I have watched the BBC adaptation, back when it was out, and I remember enjoying it. The scene between Lady Deadlock and Esther Summerson on the grounds of Chesney Wold still sticks in my memory, but little else does (my memory is a very imperfect instrument). Happily, this meant I got more out of reading the book – the chase sequence at the end was a thrill since I couldn't remember how it ended.

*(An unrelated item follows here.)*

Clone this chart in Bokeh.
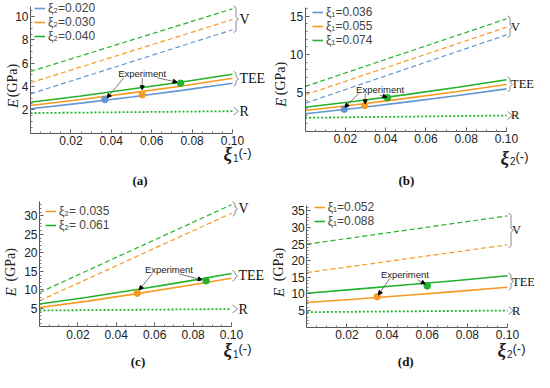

Nevertheless, cannot escape the conclusion (formed early in my life) that Dickens isn't really for me. I'm not the sort that finds the caricatures (Skimpole, Mrs. Jellyby) particularly funny – they strikes me as shallow (more hints of knowingness on Skimpole's part would have been good), and the repeated catchphrases kept getting on my nerves (a bit Little Britain in that respect). This stuff became so repetitive it just stopped being interesting, I kept wanting to get back to Esther, Charley, Caddy and the mystery of Lady Dedlock.
Satire is exaggeration for comedy, and Dickens contrasts it with another kind of exaggeration, towards the ideal. I'm a real sucker for this kind of Romanticism. But actually, what's great about Esther is that her humility looks almost like a neurosis, and is thus lightly, ever so gently, mocked. There is a kind of balance to the character. As for Mr Jarndyce, perhaps Nabokov is right and he is "the best and kindest man ever to appear in a novel" – sacrificing his own personal (and sexual) desires for the good of those he loves. There is a kind of balance there as well, between temptation and self-denial.
And I guess what I mean by "balance" is... depth.
Undeniably, certain chapters in the novel build to very moving illustrations of fortitude amidst poverty, which make slogging through every session with Skimpole worthwhile. Also undeniable the skill necessary to so intricately (if implausibly) interweave these various plot lines and character arcs into a satisfying whole. If the plot of Bleak House could be visualized, it wouldn't be linear so much as a web. Which is why adapting it into a soapy TV series makes so much sense. It would also provide the opportunity to cut out a lot of the repetition. A bit like with Jane Eyre, (and The Lord of the Rings, for that matter) I'm left with the impression that the adaptation (what I remember of it) matches the original.